Our solution was to make each result clickable such that selecting a single one would highlight and scroll to the message containing that result (in this example, the detected phrase) within the transcript. This improves the grader's experience, since everything they need is now in view altogether. From a technical standpoint, we simply made sure that each Autograder result included the index of the associated message so we could build a UX interface that highlighted the appropriate message on screen.
In addition to optimizing the grader’s workflow, we also wanted the agents themselves to have a smooth experience reviewing the scorecard feedback. As an agent, I might have dozens of graded scorecards that I want to quickly read through to understand where I can improve.

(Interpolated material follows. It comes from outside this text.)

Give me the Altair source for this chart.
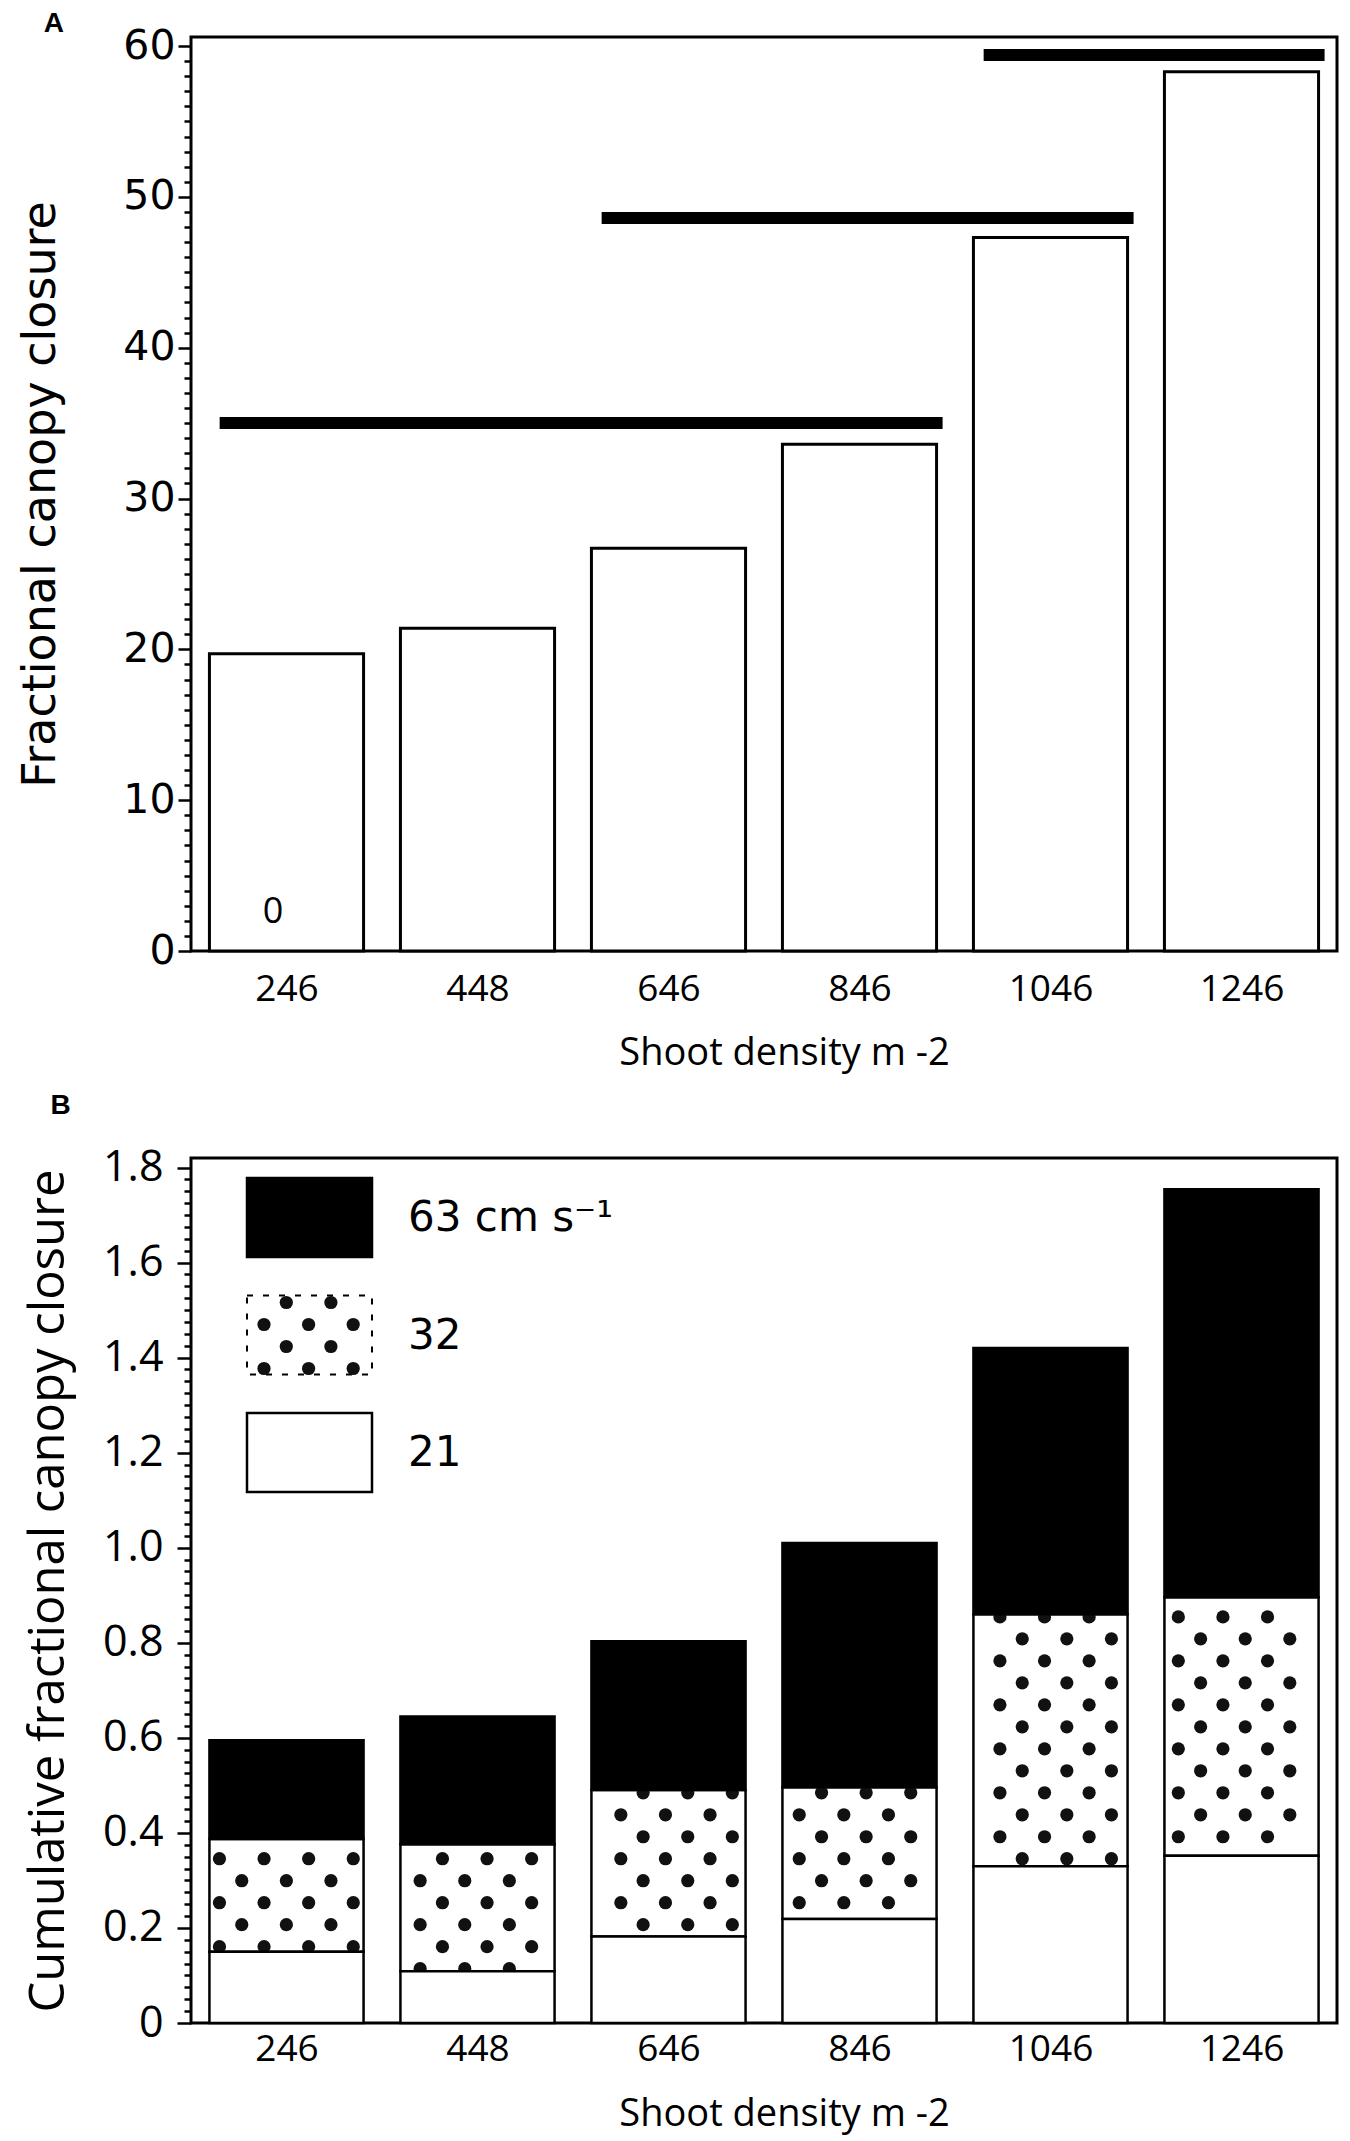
import json
import altair as alt
import pandas as pd

# ---------------- data ----------------
categories = ["246", "448", "646", "846", "1046", "1246"]

# Panel A: fractional canopy closure (%)
closure_a = [19.7, 21.4, 26.7, 33.6, 47.3, 58.3]
sig_from = ["246", "646", "1046"]
sig_to = ["846", "1046", "1246"]
sig_level = [35.0, 48.6, 59.4]
note_cat = ["246"]
note_text = ["0"]
note_y = [2.6]

# Panel B: cumulative fractional canopy closure (stack tops)
speeds = ["63", "32", "21"]
speed_labels = ["63 cm s\u207b\u00b9", "32", "21"]
top_21 = [0.150, 0.109, 0.182, 0.219, 0.330, 0.352]
top_32 = [0.387, 0.376, 0.490, 0.496, 0.860, 0.896]
top_63 = [0.595, 0.645, 0.803, 1.010, 1.420, 1.754]

# ---------------- tables ----------------
idx_of = {c: i for i, c in enumerate(categories)}
df_a = pd.DataFrame({"density": categories, "idx": list(range(len(categories))), "closure": closure_a})
df_sig = pd.DataFrame({"i0": [idx_of[c] for c in sig_from], "i1": [idx_of[c] for c in sig_to], "level": sig_level})
df_note = pd.DataFrame({"idx": [idx_of[c] for c in note_cat], "label": note_text, "ny": note_y})

rows = []
for i, c in enumerate(categories):
    rows.append({"density": c, "idx": i, "speed": "21", "lo": 0.0, "hi": top_21[i]})
    rows.append({"density": c, "idx": i, "speed": "32", "lo": top_21[i], "hi": top_32[i]})
    rows.append({"density": c, "idx": i, "speed": "63", "lo": top_32[i], "hi": top_63[i]})
df_b = pd.DataFrame(rows)
df_leg = pd.DataFrame({"speed": speeds, "label": speed_labels, "row": [0, 1, 2]})

# ---------------- layout constants ----------------
W = 1146
HA = 914
HB = 865
HW = 0.4035          # half bar width, in category units
DOT = 175            # dot area (px^2)
xscale = alt.Scale(domain=[-0.5, 5.5], nice=False, zero=False)
label_expr = json.dumps(categories) + "[datum.value]"


def x_axis(label_pad, title_pad):
    return alt.Axis(values=list(range(len(categories))), labelExpr=label_expr, ticks=False,
                    domain=False, grid=False, labelAngle=0, labelOverlap=False,
                    labelFont="Open Sans", labelFontSize=37, labelColor="black", labelPadding=label_pad,
                    title="Shoot density m -2", titleFont="Open Sans", titleFontSize=38,
                    titleFontWeight="normal", titleColor="black", titlePadding=title_pad,
                    titleX=W / 2 + 20)


ya_values = list(range(0, 61))
y_axis_a = alt.Axis(values=ya_values, labelExpr="datum.value % 10 === 0 ? datum.label : ''",
                    tickSize={"condition": {"test": "datum.value % 10 === 0", "value": 13}, "value": 7},
                    tickWidth=2.5, tickColor="black", domain=False, grid=False, labelOverlap=False,
                    labelFont="DejaVu Sans", labelFontSize=41, labelPadding=3, labelColor="black",
                    title="Fractional  canopy closure", titleFont="DejaVu Sans", titleFontSize=46,
                    titleFontWeight="normal", titleColor="black", titlePadding=58)

yb_values = [round(i * 0.025, 3) for i in range(73)]
major_b = "abs(datum.value*5 - round(datum.value*5)) < 1e-6"
y_axis_b = alt.Axis(values=yb_values,
                    labelExpr=f"{major_b} ? (datum.value === 0 ? '0' : format(datum.value, '.1f')) : ''",
                    tickSize={"condition": {"test": major_b, "value": 14}, "value": 7},
                    tickWidth=2.5, tickColor="black", domain=False, grid=False, labelOverlap=False,
                    labelFont="Open Sans", labelFontSize=43, labelPadding=14, labelColor="black",
                    title="Cumulative fractional canopy closure", titleFont="Open Sans", titleFontSize=49,
                    titleFontWeight="normal", titleColor="black", titlePadding=29)

ya_scale = alt.Scale(domain=[0, 60.6], nice=False, zero=True)
yb_scale = alt.Scale(domain=[0, 1.82], nice=False, zero=True)
xa_axis = x_axis(20, 27)
xb_axis = x_axis(8, 28)

# ---------------- panel A ----------------
bars_a = alt.Chart(df_a).transform_calculate(
    x0=f"datum.idx - {HW}"
).transform_calculate(
    x1=f"datum.idx + {HW}"
).mark_rect(fill="white", stroke="black", strokeWidth=3).encode(
    x=alt.X("x0:Q", scale=xscale, axis=xa_axis),
    x2="x1:Q",
    y=alt.Y("closure:Q", scale=ya_scale, axis=y_axis_a),
    y2=alt.datum(0),
)

sig_a = alt.Chart(df_sig).transform_calculate(
    xs="datum.i0 - 0.35"
).transform_calculate(
    xe="datum.i1 + 0.435"
).mark_rule(color="black", strokeWidth=12).encode(
    x=alt.X("xs:Q", scale=xscale, axis=xa_axis),
    x2="xe:Q",
    y=alt.Y("level:Q", scale=ya_scale, axis=y_axis_a),
)

note_a = alt.Chart(df_note).transform_calculate(
    xn="datum.idx - 0.07"
).mark_text(font="Open Sans", fontSize=36, color="black", baseline="middle", align="center").encode(
    x=alt.X("xn:Q", scale=xscale, axis=xa_axis),
    y=alt.Y("ny:Q", scale=ya_scale, axis=y_axis_a),
    text="label:N",
)

title_style = dict(anchor="start", frame="bounds", font="Liberation Sans", fontWeight="bold",
                   fontSize=28, color="black")

chart_a = alt.layer(bars_a, sig_a, note_a).properties(
    width=W, height=HA,
    title=alt.TitleParams("A", offset=-13, dx=26, **title_style),
)


# ---------------- dot pattern helper ----------------
def add_dots(ch, x0, x1, y0, y1, X0, P, Y0, R, mx):
    return (ch.transform_calculate(jr=f"sequence(ceil(({y0} - ({Y0}))/{R}), floor(({y1} - ({Y0}))/{R}) + 1)")
              .transform_flatten(["jr"], as_=["j"])
              .transform_calculate(sh="abs(datum.j) % 2 === 0 ? 0.5 : 0")
              .transform_calculate(yy=f"({Y0}) + datum.j*{R}")
              .transform_calculate(kr=f"sequence(ceil(({x0} + {mx} - ({X0}))/{P} - datum.sh), "
                                      f"floor(({x1} - {mx} - ({X0}))/{P} - datum.sh) + 1)")
              .transform_flatten(["kr"], as_=["k"])
              .transform_calculate(xx=f"({X0}) + (datum.k + datum.sh)*{P}"))


# ---------------- panel B ----------------
base_b = alt.Chart(df_b).transform_calculate(
    x0=f"datum.idx - {HW}"
).transform_calculate(
    x1=f"datum.idx + {HW}"
)

xenc_b = alt.X("x0:Q", scale=xscale, axis=xb_axis)
yenc_b = alt.Y("hi:Q", scale=yb_scale, axis=y_axis_b)

dotted_b = base_b.transform_filter("datum.speed === '32'").mark_rect(
    fill="white", stroke="black", strokeWidth=2.5
).encode(x=xenc_b, x2="x1:Q", y=yenc_b, y2="lo:Q")

dots_b = add_dots(
    base_b.transform_filter("datum.speed === '32'"),
    "datum.x0", "datum.x1", "datum.lo", "datum.hi",
    "-0.351", 0.2335, "0.0218", 0.04626, 0.038,
).mark_circle(size=DOT, color="#111111", opacity=1).encode(
    x=alt.X("xx:Q", scale=xscale, axis=xb_axis),
    y=alt.Y("yy:Q", scale=yb_scale, axis=y_axis_b),
)

white_b = base_b.transform_filter("datum.speed === '21'").mark_rect(
    fill="white", stroke="black", strokeWidth=2.5
).encode(x=xenc_b, x2="x1:Q", y=yenc_b, y2="lo:Q")

black_b = base_b.transform_filter("datum.speed === '63'").mark_rect(
    fill="black", stroke="black", strokeWidth=2.5
).encode(x=xenc_b, x2="x1:Q", y=yenc_b, y2="lo:Q")

# legend (drawn in pixel space inside the plot)
leg_base = alt.Chart(df_leg).transform_calculate(
    lx0="56"
).transform_calculate(
    lx1="181"
).transform_calculate(
    ly0="20 + datum.row*117.5"
).transform_calculate(
    ly1="datum.ly0 + 79"
).transform_calculate(
    lyc="datum.ly0 + 40"
).transform_calculate(
    lxt="217"
)

leg_solid = leg_base.transform_filter("datum.row !== 1").mark_rect(stroke="black", strokeWidth=2.5).encode(
    x=alt.X("lx0:Q", scale=None), x2="lx1:Q",
    y=alt.Y("ly0:Q", scale=None), y2="ly1:Q",
    fill=alt.Fill("speed:N", scale=alt.Scale(domain=speeds, range=["black", "white", "white"]), legend=None),
)
leg_dotted = leg_base.transform_filter("datum.row === 1").mark_rect(
    fill="white", stroke="black", strokeWidth=2, strokeDash=[6, 10]
).encode(
    x=alt.X("lx0:Q", scale=None), x2="lx1:Q",
    y=alt.Y("ly0:Q", scale=None), y2="ly1:Q",
)
leg_dots = add_dots(
    leg_base.transform_filter("datum.row === 1"),
    "datum.lx0", "datum.lx1", "datum.ly0", "datum.ly1",
    "datum.lx0 + 17", 44.6, "datum.ly0 + 7", 22, 6,
).mark_circle(size=DOT, color="#111111", opacity=1).encode(
    x=alt.X("xx:Q", scale=None),
    y=alt.Y("yy:Q", scale=None),
)
leg_text = leg_base.mark_text(font="DejaVu Sans", fontSize=42, color="black", align="left",
                              baseline="middle").encode(
    x=alt.X("lxt:Q", scale=None),
    y=alt.Y("lyc:Q", scale=None),
    text="label:N",
)

chart_b = alt.layer(dotted_b, dots_b, white_b, black_b, leg_dotted, leg_dots, leg_solid, leg_text).properties(
    width=W, height=HB,
    title=alt.TitleParams("B", offset=27, dx=26, **title_style),
)

chart = alt.vconcat(chart_a, chart_b, spacing=207, bounds="flush").properties(
    padding={"left": 8, "top": 0, "right": 0, "bottom": 0}, background="white"
).configure_view(
    stroke="black", strokeWidth=3
)

chart.save("out.html", embed_options={"renderer": "svg", "actions": False})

In this case, waiting even twenty seconds for an Autograder to load would be a frustrating experience for agents.
To make the agent experience faster, we decided to save the Autograder results on the completed scorecard model. A scorecard is only ever created when the customer interaction is complete, so we knew the agent transcript would not change. Therefore, we could store the results of the Autograder at scorecard creation time. In addition to improving the workflow for agents navigating through multiple graded scorecards, this also significantly reduced the number of redundant, unnecessary, and expensive calls we were making to the SageMaker endpoint.
Looking forward, we anticipate growing this feature to support additional Autograders as well as to support multiple Autograders per question. As discussed above, since we relied heavily on the principles of both abstraction and composition, no major rewrites of infrastructure are needed for expanded functionality. For example, further iterations such as supporting more variations of Autograders should lend themselves to very straightforward implementations that do not require much in-depth knowledge about the specific SageMaker API invocation requirements or how the AI models function within SageMaker.
QA Autograders is an elegant frontend web experience backed by powerful machine learning capabilities. We're excited to continue applying our learnings to future products with the ultimate goal of helping everyone achieve their professional best!